Firstly, if you are worried about the transient response of your regulator when load current suddenly decreases, you need to use a synchronous buck converter - a non synchronous buck converter isn't going to stop the voltage rising when load is removed because the converter may be in the process of transferring a sizable "lump" of energy from the inductor into the capacitor and, without the previous low load, the output voltage is going to rise above expectations and possibly damage the devices you have connected.
Sanity check
Going on what you've said let's say your average load is 10A at 0.9V - this is a load power of 9W. Let's also assume that your mark-space ratio is 50% for this load. You've stated the inductance so it is possible to calculate your switching frequency. If you were switching at 1MHz your inductor is being charged for 500ns and in that time it will attain a peak current: -
\$V=L\dfrac{di}{dt}\therefore di = dt\times\dfrac{V}{L} = 500ns\times\dfrac{12V-0.9V}{0.47\times 10^{-6}} = 11.81A\$
This translates to an energy of \$\dfrac{L\times 11.81^2}{2} = 32.78\mu J\$.
This gets transferred 1 million times per second so the power it is delivering is 32.78W.
Clearly this is more than what the load power is (9W) so you are probably using a higher frequency. At 2MHz switching (50:50 duty) the inductor current is half and the energy is a quarter of what it is at 1MHz but the energy gets transferred twice as often so the power reduces to 16.38W and this is still too high for the "average" load and a little too high for the peak load (15A x 0.9V = 13.5W).
You don't see many switchers operating above 2MHz so I have to assume that you are operating at somewhat less than 50% duty cycle for the "average" load of 10A. A 200ns inductor charge time would give a peak current of 4.72A and an energy of 5.24\$\mu J\$ and this feeds 10.48W into your load at 2MHz (near enough).
So, if your switcher circuit isn't actually operating at about 2MHz, then you might want to consider the effectiveness of your circuit.
Transient current of 6A
Assuming you are using a synchronous converter, a transient current of +/-6A is going to leave an energy deficit (or excess) that your output capacitor has to mop-up without causing (say) more than a +/-0.1V change on the output: -
\$Q = C.V \therefore \dfrac{dQ}{dt} = C\dfrac{dV}{dt}\$ = current (6A)
This allows you to calculate the capacitor on the output: -
\$C = \dfrac{250ns}{0.1V}\times 6A = 15uF\$
Conclusion
I reiterate - if your switcher isn't switching at about 2MHz then these numbers are going to be a little off the mark. I'd also say that if it is switching below 1MHz (low duty cycle) then extreme changes in output voltage due to load changes are going to be an issue. If the converter isn't a synchronous type then sudden load reductions are going to cause even bigger problems because the converter will go into discontinuous mode and you could easily see a peak in voltage (on top of the 0.9V) of several hundred millivolts.
Best Answer
Increasing the value of the inductor will sooner or later turn your circuit into Continuous Conduction Mode (CCM), where there is a constant DC current flowing through the inductor, and the ripple current (the triangle waveform) being superimposed on this base DC current.

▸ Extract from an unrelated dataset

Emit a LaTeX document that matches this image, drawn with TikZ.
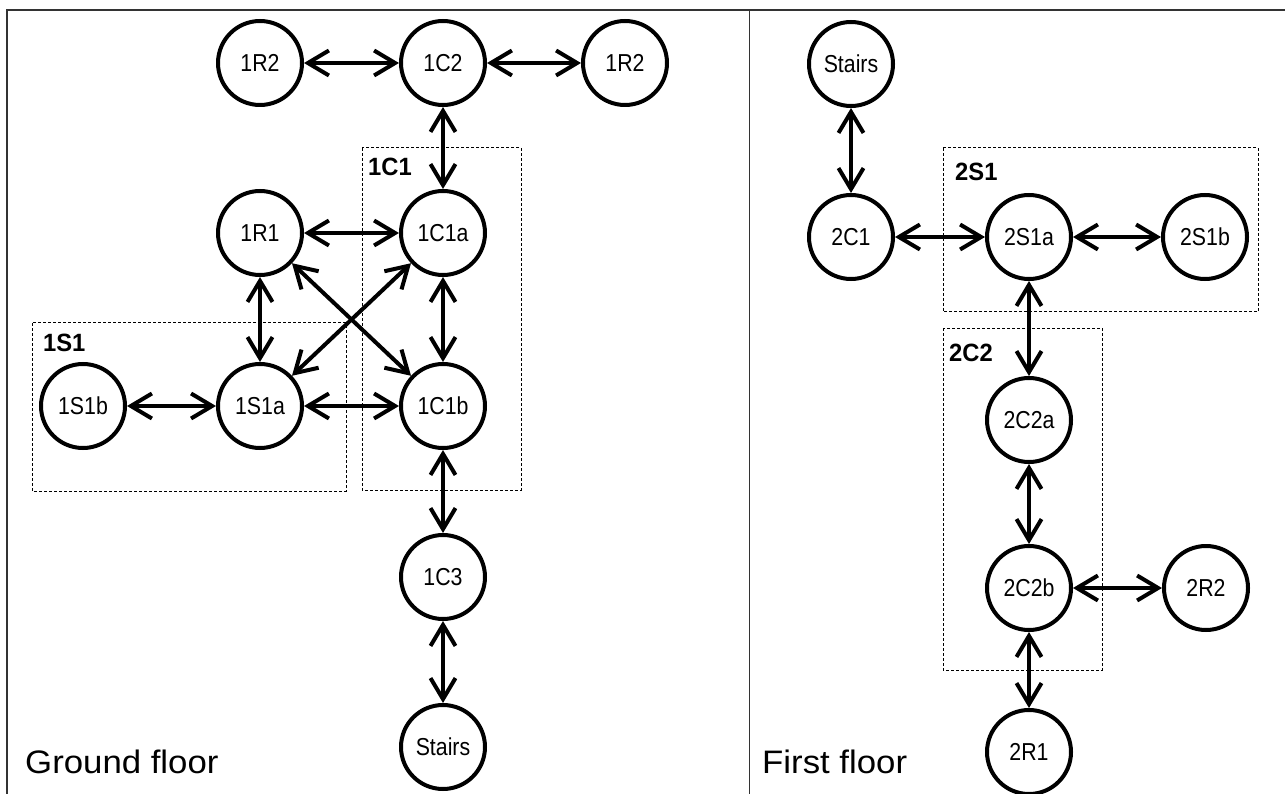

This means that the current of the inductor in this mode never goes down to zero. The energy stored in the inductor is indeed \$\dfrac{LI^2}{2}\$, however, only a part of this energy gets transferred in a cycle to the consumer: \${\dfrac{LI_{max}^2}{2}} - {\dfrac{LI_{min}^2}{2}} = \dfrac{L(I_{max}^2-I_{min}^2)}{2}\$, the rest stays in the inductor (more or less permanently). The amount of energy used by the consumer will be the sum of the energy transferred through storage in the inductor, and the energy constantly being transferred by the DC current flowing through the inductor.
The amount of the maximum possible ripple current is determined by the inductance value, the switching frequency, the ON-OFF duty ratio (which more or less equals the output to input voltage ratio), and the voltages connected to the inductor (the input voltage minus the output voltage in the ON phase, and the output voltage in the OFF phase). Increasing the inductance value decreases the maximum possible ripple current. As soon as the output current needed is more than half of the maximum possible ripple current, operation will turn into CCM.
What disadvantages are there for having a larger inductance?
More turns, therefore higher DC resistance in the inductor, meaning larger copper losses, or having to increase wire thickness/number of strands to compensate for this, thereby increasing inductor size & cost.
Having a larger inductance, the feedback control loop will be slower, meaning that the power supply will be less flexible adapting to quickly changing loads. This will probably show itself as larger overshoots in response to a unit-step load change.
When using an asynchronous buck converter, in OFF-state, the free-running diode will be conducting. In DCM, the diode is conducting only as long as the energy stored in the inductor gets fully removed. In CCM, the diode is conducting during the whole OFF-phase, as the inductor current never goes to zero. This means higher losses on the free-running diode - which may be a problem especially because the losses on the FET can be decreased by using a FET with a lower Rdson, but you cannot do the same with the diode. The smaller the output to input voltage ratio is, the more grave this problem could be.